Fitzgerald en Pléiade ? Quelle hérésie!

Le 20 septembre prochain Francis Scott Fitzgerald débarque en Pléiade. A défaut de décrocher un Nobel posthume, c’est là une consécration qui vous place un écrivain à la plus haute marche des podiums littéraires. Comme une sorte de grandiose cérémonie funèbre où l’âme du romancier, enveloppée dans un gracieux coffret, couchée sur papier bible, marquée d’un liséré d’or, rentre à jamais dans le panthéon des lettres modernes.

On devrait s’en réjouir mais non.

Fitzgerald ne mérite pas la Pléiade.

Ou plutôt la Pléiade ne mérite pas Fitzgerald.

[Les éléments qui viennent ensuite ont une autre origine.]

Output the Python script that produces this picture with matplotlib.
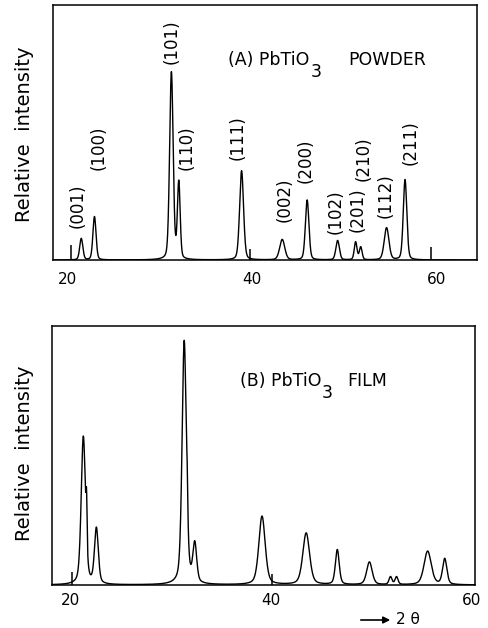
import numpy as np
import matplotlib.pyplot as plt

# (A) powder pattern: peak positions (2 theta), relative heights, widths
powder_pos = [21.54, 22.97, 31.3, 32.1, 38.9, 43.3, 46.0, 49.3, 51.25, 51.8, 54.6, 56.6]
powder_int = [8.4, 17.0, 73.5, 30.0, 35.0, 8.0, 23.5, 7.6, 7.0, 5.0, 12.6, 31.5]
powder_fwhm = [0.4, 0.4, 0.45, 0.35, 0.5, 0.65, 0.45, 0.45, 0.35, 0.35, 0.6, 0.45]
powder_hkl = ['(001)', '(100)', '(101)', '(110)', '(111)', '(002)',
              '(200)', '(102)', '(201)', '(210)', '(112)', '(211)']
powder_label_x = [21.1, 23.4, 31.3, 32.95, 38.45, 43.6, 45.85, 49.1, 51.5, 52.15, 54.5, 57.2]
powder_label_y = [21.2, 43.9, 85.5, 43.9, 47.8, 23.5, 38.8, 18.8, 19.6, 39.6, 25.1, 45.9]
powder_marks = [20.43, 39.8, 59.4]
powder_mark_h = [5.9, 4.3, 5.1]

# (B) film pattern
film_pos = [21.3, 21.62, 22.6, 31.35, 31.65, 32.4, 39.1, 43.5, 46.6, 49.8, 51.9, 52.5, 55.6, 57.3]
film_int = [57.0, 17.0, 21.5, 94.0, 10.0, 15.0, 26.5, 20.0, 13.5, 8.8, 3.0, 3.0, 13.0, 10.0]
film_fwhm = [0.5, 0.12, 0.45, 0.5, 0.12, 0.45, 0.75, 0.8, 0.45, 0.65, 0.35, 0.35, 0.85, 0.5]
film_marks = [20.2, 40.1]
film_mark_h = [5.0, 4.2]

ticks = [20, 40, 60]


def profile(x, pos, amp, fwhm, eta):
    y = np.zeros_like(x)
    for p, a, w in zip(pos, amp, fwhm):
        g = np.exp(-4 * np.log(2) * ((x - p) / w) ** 2)
        l = 1 / (1 + 4 * ((x - p) / w) ** 2)
        y += a * ((1 - eta) * g + eta * l)
    return y


def style_axes(ax, xlim, pad):
    ax.set_xlim(xlim)
    ax.set_ylim(0, 100)
    ax.set_yticks([])
    ax.set_xticks(ticks)
    ax.tick_params(axis='x', length=0, pad=pad, labelsize=11)
    for s in ax.spines.values():
        s.set_linewidth(1.1)


def formula_title(ax, x, y, prefix, suffix_x, suffix):
    t = ax.text(x, y, prefix + 'PbTiO', transform=ax.transAxes, fontsize=12.5, va='baseline')
    ax.annotate('3', xy=(1, 0), xycoords=t, xytext=(0.5, -5.5), textcoords='offset points',
                fontsize=12.5, va='baseline')
    ax.text(suffix_x, y, suffix, transform=ax.transAxes, fontsize=12.5, va='baseline')


fig = plt.figure(figsize=(4.88, 6.28), dpi=100)
axA = fig.add_axes([0.109, 0.586, 0.8686, 0.406])
axB = fig.add_axes([0.107, 0.0685, 0.866, 0.4124])

# panel A
xa = np.linspace(18.5, 64.4, 4000)
axA.plot(xa, profile(xa, powder_pos, powder_int, powder_fwhm, 0.25), color='k', lw=1.0)
axA.vlines(powder_marks, 0, powder_mark_h, color='k', lw=1.1)
for lab, lx, ly in zip(powder_hkl, powder_label_x, powder_label_y):
    axA.text(lx, ly, lab, rotation=90, ha='center', va='center', fontsize=12)
style_axes(axA, (18.5, 64.4), 8.5)
formula_title(axA, 0.413, 0.765, '(A) ', 0.696, 'POWDER')

# panel B
xb = np.linspace(18.2, 60.3, 4000)
axB.plot(xb, profile(xb, film_pos, film_int, film_fwhm, 0.4), color='k', lw=1.0)
axB.vlines(film_marks, 0, film_mark_h, color='k', lw=1.1)
style_axes(axB, (18.2, 60.3), 5.5)
formula_title(axB, 0.444, 0.768, '(B) ', 0.697, 'FILM')

fig.text(25 / 488, 0.787, 'Relative  intensity', rotation=90, ha='center', va='center', fontsize=14)
fig.text(25 / 488, 0.279, 'Relative  intensity', rotation=90, ha='center', va='center', fontsize=14)

# 2 theta arrow
axB.annotate('', xy=(393, 8), xytext=(358, 8), xycoords='figure pixels',
             arrowprops=dict(arrowstyle='-|>', color='k', lw=1.2, mutation_scale=10),
             annotation_clip=False)
fig.text(396 / 488, 8 / 628, '2 θ', ha='left', va='center', fontsize=11)

fig.savefig('out.png', dpi=100)
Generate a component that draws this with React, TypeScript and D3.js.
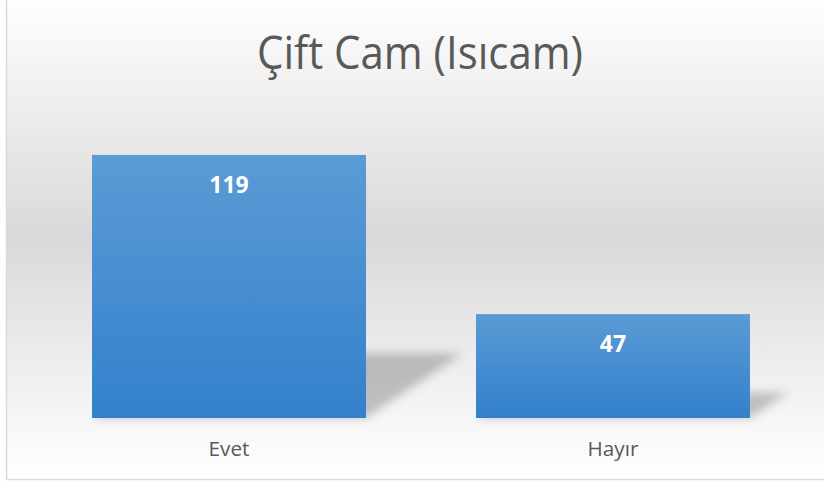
import React from "react";
import { scaleBand, scaleLinear } from "d3";

const categories = ["Evet", "Hayır"];
const values = [119, 47];
const title = "Çift Cam (Isıcam)";

const width = 824;
const height = 482;

export default function App() {
  const baseline = 418;
  const xScale = scaleBand<string>()
    .domain(categories)
    .range([37, 805])
    .paddingInner(0.2865)
    .paddingOuter(0.1433);

  const yScale = scaleLinear()
    .domain([0, 140])
    .range([baseline, baseline - 140 * 2.2105]);

  const bw = xScale.bandwidth();

  // perspective shadow cast to the upper right of each bar
  const shadows = categories.map((c, i) => {
    const x0 = xScale(c)!;
    const x1 = x0 + bw;
    const sh = (baseline - yScale(values[i])) * 0.245;
    const off = sh * 1.5;
    const pts = [
      [x0, baseline],
      [x1, baseline],
      [x1 + off, baseline - sh],
      [x0 + off, baseline - sh],
    ];
    return (
      <polygon
        key={"s" + c}
        points={pts.map((p) => p.join(",")).join(" ")}
        fill="#000"
        fillOpacity={0.22}
        filter="url(#blur)"
      />
    );
  });

  const bars = categories.map((c, i) => (
    <rect
      key={"b" + c}
      x={xScale(c)}
      y={yScale(values[i])}
      width={bw}
      height={baseline - yScale(values[i])}
      fill="url(#barGrad)"
    />
  ));

  const labels = categories.map((c, i) => (
    <text
      key={"l" + c}
      x={xScale(c)! + bw / 2}
      y={yScale(values[i]) + 38}
      textAnchor="middle"
      fill="#fff"
      fontWeight="bold"
      fontSize={23}
      fontFamily="'Open Sans', sans-serif"
    >
      {values[i]}
    </text>
  ));

  const ticks = categories.map((c) => (
    <text
      key={"t" + c}
      x={xScale(c)! + bw / 2}
      y={456}
      textAnchor="middle"
      fill="#595959"
      fontSize={20.7}
      fontFamily="'Open Sans', sans-serif"
    >
      {c}
    </text>
  ));

  return (
    <svg
      width={width}
      height={height}
      viewBox={`0 0 ${width} ${height}`}
      style={{ position: "absolute", left: 0, top: 0 }}
    >
      <defs>
        <linearGradient id="bgGrad" x1="0" y1="0" x2="0" y2="1">
          <stop offset="0" stopColor="#ffffff" />
          <stop offset="0.5" stopColor="#d9d9d9" />
          <stop offset="0.9" stopColor="#f8f8f8" />
          <stop offset="1" stopColor="#ffffff" />
        </linearGradient>
        <linearGradient id="barGrad" x1="0" y1="0" x2="0" y2="1">
          <stop offset="0" stopColor="#5b9bd5" />
          <stop offset="1" stopColor="#3380cc" />
        </linearGradient>
        <filter id="blur" x="-20%" y="-50%" width="140%" height="200%">
          <feGaussianBlur stdDeviation="5" />
        </filter>
      </defs>
      <rect x={0} y={0} width={width} height={height} fill="#fff" />
      <rect
        x={6.5}
        y={-5}
        width={width + 10}
        height={484.5}
        fill="url(#bgGrad)"
        stroke="#d9d9d9"
        strokeWidth={1.5}
      />
      <text
        x={420}
        y={69}
        textAnchor="middle"
        fill="#595959"
        fontSize={46}
        textLength={326}
        lengthAdjust="spacingAndGlyphs"
        fontFamily="'Open Sans', sans-serif"
      >
        {title}
      </text>
      {shadows}
      {bars}
      {labels}
      {ticks}
    </svg>
  );
}
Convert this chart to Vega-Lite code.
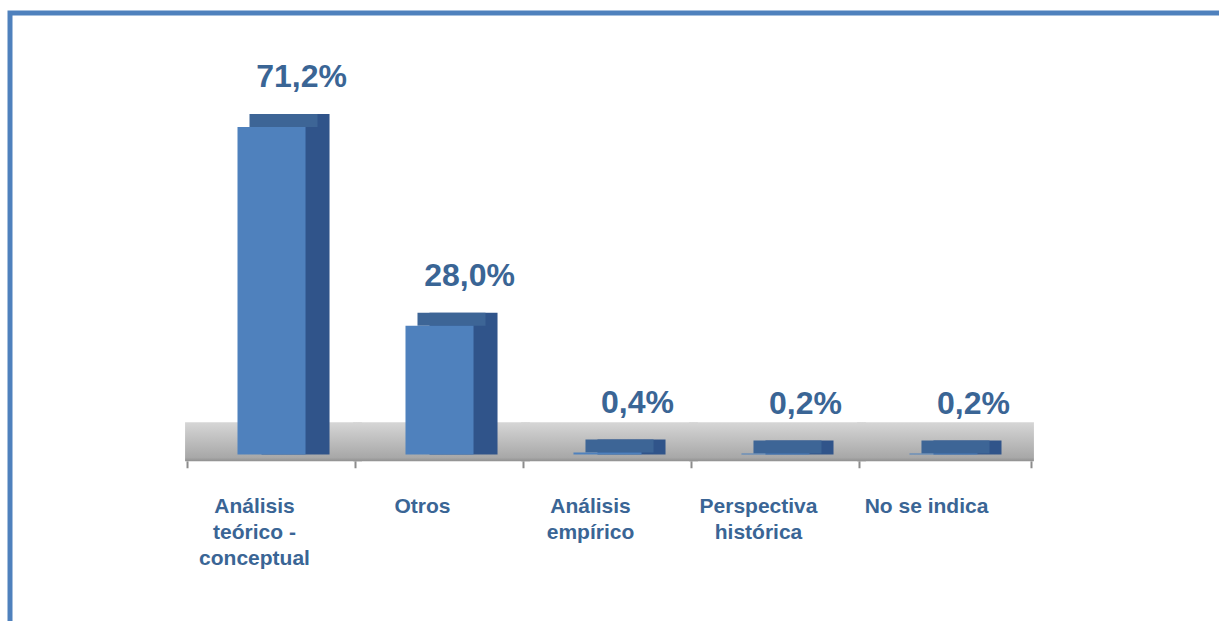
{
  "$schema": "https://vega.github.io/schema/vega-lite/v6.json",
  "width": 1240,
  "height": 630,
  "autosize": "none",
  "padding": {"left": 10, "top": 13, "right": 0, "bottom": 0},
  "background": "white",
  "config": {
    "view": {"stroke": "#4f81bd", "strokeWidth": 5, "fill": "white"},
    "font": "Liberation Sans"
  },
  "data": {
    "values": [
      {"cat": "Análisis teórico - conceptual", "name": "Análisis\nteórico -\nconceptual", "value": 71.2, "pct": "71,2%"},
      {"cat": "Otros", "name": "Otros", "value": 28.0, "pct": "28,0%"},
      {"cat": "Análisis empírico", "name": "Análisis\nempírico", "value": 0.4, "pct": "0,4%"},
      {"cat": "Perspectiva histórica", "name": "Perspectiva\nhistórica", "value": 0.2, "pct": "0,2%"},
      {"cat": "No se indica", "name": "No se indica", "value": 0.2, "pct": "0,2%"}
    ]
  },
  "encoding": {
    "x": {
      "field": "cat",
      "type": "nominal",
      "sort": null,
      "axis": null,
      "scale": {"range": [143.5, 1051.5], "paddingInner": 0.595, "paddingOuter": 0.5, "align": 0.5}
    }
  },
  "layer": [
    {
      "mark": {
        "type": "bar",
        "width": {"band": 2.6},
        "xOffset": 2,
        "color": {
          "gradient": "linear",
          "x1": 0, "y1": 0, "x2": 0, "y2": 1,
          "stops": [
            {"offset": 0, "color": "#d6d6d6"},
            {"offset": 0.9, "color": "#a8a8a8"},
            {"offset": 1, "color": "#8f8f8f"}
          ]
        }
      },
      "encoding": {
        "y": {"datum": 7, "type": "quantitative", "scale": {"domain": [-41, 96], "nice": false, "zero": false}, "axis": null},
        "y2": {"datum": -1.5}
      }
    },
    {
      "mark": {"type": "rule", "xOffset": -84, "color": "#8c8c8c", "strokeWidth": 2},
      "encoding": {
        "y": {"datum": -1.5, "type": "quantitative"},
        "y2": {"datum": -3}
      }
    },
    {
      "transform": [{"filter": "datum.cat === 'No se indica'"}],
      "mark": {"type": "rule", "xOffset": 88, "color": "#8c8c8c", "strokeWidth": 2},
      "encoding": {
        "y": {"datum": -1.5, "type": "quantitative"},
        "y2": {"datum": -3}
      }
    },
    {
      "mark": {"type": "bar", "xOffset": 24, "yOffset": -13, "color": "#30548a"},
      "encoding": {
        "y": {"field": "value", "type": "quantitative"},
        "y2": {"datum": 0}
      }
    },
    {
      "mark": {"type": "bar", "xOffset": 12, "yOffset": -13, "y2Offset": 0, "color": "#3d6596"},
      "encoding": {
        "y": {"field": "value", "type": "quantitative"},
        "y2": {"field": "value"}
      }
    },
    {
      "mark": {"type": "bar", "color": "#4f81bd"},
      "encoding": {
        "y": {"field": "value", "type": "quantitative"},
        "y2": {"datum": 0}
      }
    },
    {
      "mark": {
        "type": "text",
        "dx": 30,
        "dy": -40,
        "baseline": "alphabetic",
        "align": "center",
        "fontSize": 32,
        "fontWeight": "bold",
        "color": "#3a6595"
      },
      "encoding": {
        "y": {"field": "value", "type": "quantitative"},
        "text": {"field": "pct"}
      }
    },
    {
      "mark": {
        "type": "text",
        "dx": -17,
        "dy": 35,
        "baseline": "top",
        "align": "center",
        "fontSize": 21,
        "fontWeight": "bold",
        "lineHeight": 26,
        "lineBreak": "\n",
        "color": "#3a6595"
      },
      "encoding": {
        "y": {"datum": -1.5, "type": "quantitative"},
        "text": {"field": "name"}
      }
    }
  ]
}
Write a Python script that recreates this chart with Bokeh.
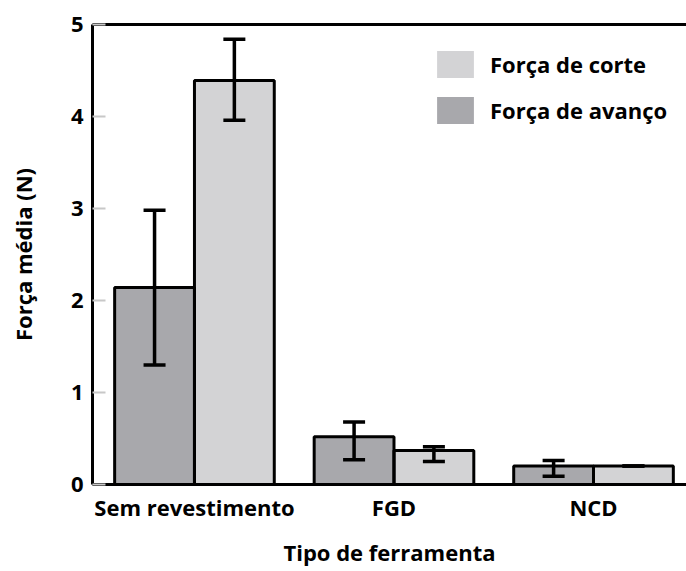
from bokeh.plotting import figure
from bokeh.models import (ColumnDataSource, Whisker, TeeHead, FixedTicker, LinearAxis,
                          Range1d, Legend, LegendItem)
from bokeh.embed import file_html
from bokeh.resources import INLINE

categories = ["Sem revestimento", "FGD", "NCD"]
avanco = [2.14, 0.52, 0.20]
avanco_low = [1.30, 0.27, 0.09]
avanco_high = [2.98, 0.68, 0.26]
corte = [4.39, 0.37, 0.20]
corte_low = [3.96, 0.25, 0.20]
corte_high = [4.84, 0.41, 0.20]
y_ticks = [0, 1, 2, 3, 4, 5]

FONT = "Open Sans"
DARK = "#a8a8ac"
LIGHT = "#d3d3d5"

xs = list(range(len(categories)))
off = 0.2
bw = 0.4

src_a = ColumnDataSource(dict(x=[i - off for i in xs], top=avanco, lo=avanco_low, hi=avanco_high))
src_c = ColumnDataSource(dict(x=[i + off for i in xs], top=corte, lo=corte_low, hi=corte_high))

p = figure(width=686, height=571, output_backend="svg", toolbar_location=None,
           x_range=Range1d(-0.511, 2.466), y_range=Range1d(0, 5),
           min_border_left=92, min_border_top=24, min_border_bottom=87, min_border_right=0)
p.outline_line_color = None
p.grid.visible = False
p.background_fill_color = "white"

# fills (used by the legend) and outlines
fill_a = p.vbar(x="x", top="top", width=bw, bottom=0, source=src_a, fill_color=DARK, line_color=None)
fill_c = p.vbar(x="x", top="top", width=bw, bottom=0, source=src_c, fill_color=LIGHT, line_color=None)
for src in (src_a, src_c):
    p.vbar(x="x", top="top", width=bw, bottom=0, source=src, fill_color=None,
           line_color="black", line_width=3)

for src in (src_a, src_c):
    w = Whisker(base="x", lower="lo", upper="hi", source=src, line_color="black", line_width=3.5,
                upper_head=TeeHead(size=22, line_width=3.5, line_color="black"),
                lower_head=TeeHead(size=22, line_width=3.5, line_color="black"),
                level="annotation")
    p.add_layout(w)

# axes
xa = p.xaxis[0]
xa.ticker = FixedTicker(ticks=xs)
xa.major_label_overrides = {i: c for i, c in enumerate(categories)}
xa.axis_line_width = 3
xa.axis_line_color = "black"
xa.major_tick_line_color = None
xa.minor_tick_line_color = None
xa.major_tick_in = 0
xa.major_tick_out = 0
xa.major_label_text_font = FONT
xa.major_label_text_font_style = "bold"
xa.major_label_text_font_size = "22px"
xa.major_label_text_color = "black"
xa.major_label_standoff = 7
xa.axis_label = "Tipo de ferramenta"
xa.axis_label_text_font = FONT
xa.axis_label_text_font_style = "bold"
xa.axis_label_text_font_size = "22px"
xa.axis_label_text_color = "black"
xa.axis_label_standoff = 12

ya = p.yaxis[0]
ya.ticker = FixedTicker(ticks=y_ticks)
ya.axis_line_width = 3
ya.axis_line_color = "black"
ya.major_tick_in = 13
ya.major_tick_out = 0
ya.major_tick_line_color = "#c8c8c8"
ya.major_tick_line_width = 2
ya.minor_tick_line_color = None
ya.major_label_text_font = FONT
ya.major_label_text_font_style = "bold"
ya.major_label_text_font_size = "22px"
ya.major_label_text_color = "black"
ya.major_label_standoff = 9
ya.axis_label = "Força média (N)"
ya.axis_label_text_font = FONT
ya.axis_label_text_font_style = "bold"
ya.axis_label_text_font_size = "22px"
ya.axis_label_text_color = "black"
ya.axis_label_standoff = 30

top_axis = LinearAxis(axis_line_width=3, axis_line_color="black",
                      major_tick_line_color=None, minor_tick_line_color=None,
                      major_tick_in=0, major_tick_out=0,
                      major_label_text_font_size="0px", major_label_text_color=None)
p.add_layout(top_axis, "above")

legend = Legend(items=[LegendItem(label="Força de corte", renderers=[fill_c]),
                       LegendItem(label="Força de avanço", renderers=[fill_a])],
                location=(340, 357), padding=0, margin=0, spacing=12,
                glyph_width=46, glyph_height=34, label_standoff=12,
                border_line_color=None, background_fill_alpha=0,
                label_text_font=FONT, label_text_font_style="bold",
                label_text_font_size="22px", label_text_color="black")
p.add_layout(legend, "center")

open("out.html", "w").write(file_html(p, INLINE))
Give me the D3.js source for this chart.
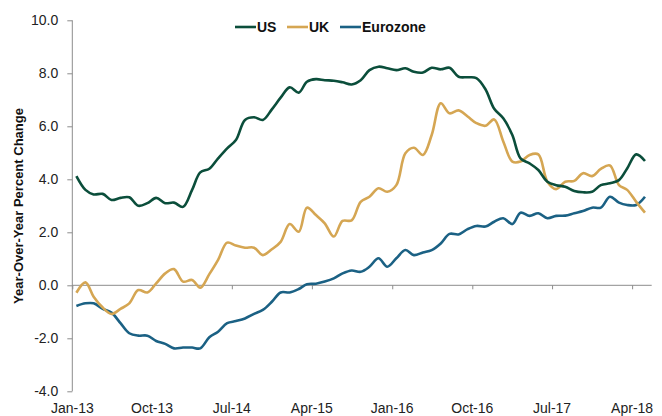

Il existe dans cette momification comme un relent d’académisme qui sied mal à l’écrivain américain qui fut, à n’en pas douter, le plus doué de sa génération. Pas un génie écrasant et tutélaire comme Faulkner, pas un pachyderme encombrant et inutile comme Hemingway, pas un conteur classique et stéréotypé comme Steinbeck, mais une véritable météorite qui a traversé les lettres américaines avec une fulgurance et une flamboyance que l’on ne rencontre qu’une fois dans le siècle.

Il a été un romancier précoce avec l’Envers du Paradis, un brillant et clinquant chroniqueur des années folles dans Les Heureux et les Damnés, un génial prosateur éclaboussant de classe, auteur d’un chef d’œuvre insaisissable avec The Great Gastby avant de se perdre en chemin, de composer un dernier grand roman malade, Tendre est la nuit, puis de disparaître dans l’immensité de la nuit américaine.

Il mourut seul, atrocement seul.

Et totalement inconnu.

Il n’a pas brûlé sa vie. Il ne buvait pas pour mieux se suicider et raccourcir le fardeau de vivre comme Malcolm Lowry. Il buvait parce qu’il avait découvert que l’alcool aidait les gens à le trouver amusant et spirituel. Il buvait pour se convaincre que l’existence était une fête. Il buvait pour s’étourdir et repousser une maladive mélancolie qui était le terreau même de toutes ses créations.

Tout ce qu’il a pu composer, ses nouvelles qu’elles fussent mièvres ou anodines, brillantes ou ébouriffantes, ses romans, parfois bancals et mal charpentés, sont toujours hantés par la grâce d’une écriture qui, fragile et aérienne, ciselée à la perfection, tenant sur un fil d’émeraude, racontait des destins d’hommes et de femmes pris aux pièges de leurs propres rêves et incapables de vivre dans un monde où la brusquerie de la réalité les rejetait encore plus loin dans le crépuscule de leurs songes à jamais recommencés.

Fitzgerald est trop vivant pour s’encroûter et s’assoupir déjà dans les lourds et pesants recueils de la Pléiade. Il est encore trop lumineux pour que ses romans comportent des appendices et des notes bien plus bavardes que ses propres créations. Il est encore trop contemporain pour qu’on l’alourdisse de commentaires d’érudits universitaires qui de son vivant l’auraient toisé du haut de leur rigide savoir et l’auraient jugé bien trop léger et inconsistant pour mériter leurs louanges.

Surtout l’œuvre de Fitzgerald se suffit à elle-même. Elle est d’une simplicité merveilleuse. Elle n’a nulle besoin d’être décortiquée par de rigoristes exégètes qui ont attendu que le train du temps passe et le consacre comme un romancier de tout premier ordre pour reconnaître la grâce de son talent.

Fitzgerald était un enfant prodige qui n’a jamais su ou voulu grandir.

En rentrant dans le catalogue de la Pléiade, voilà qu’il devient d’un coup un vieillard respectueux à qui on adresse des courbettes pour mieux le canoniser.

Il ne méritait pas cela.

Qu’on le laisse donc à jamais dans nos mémoires comme cet astre lumineux qui continue et continuera à éclairer nos existences étriquées comme le fantôme d’un coucher de soleil se suicidant toutes les nuits sur les vagues ensanglantées d’un océan mirifique et majestueux.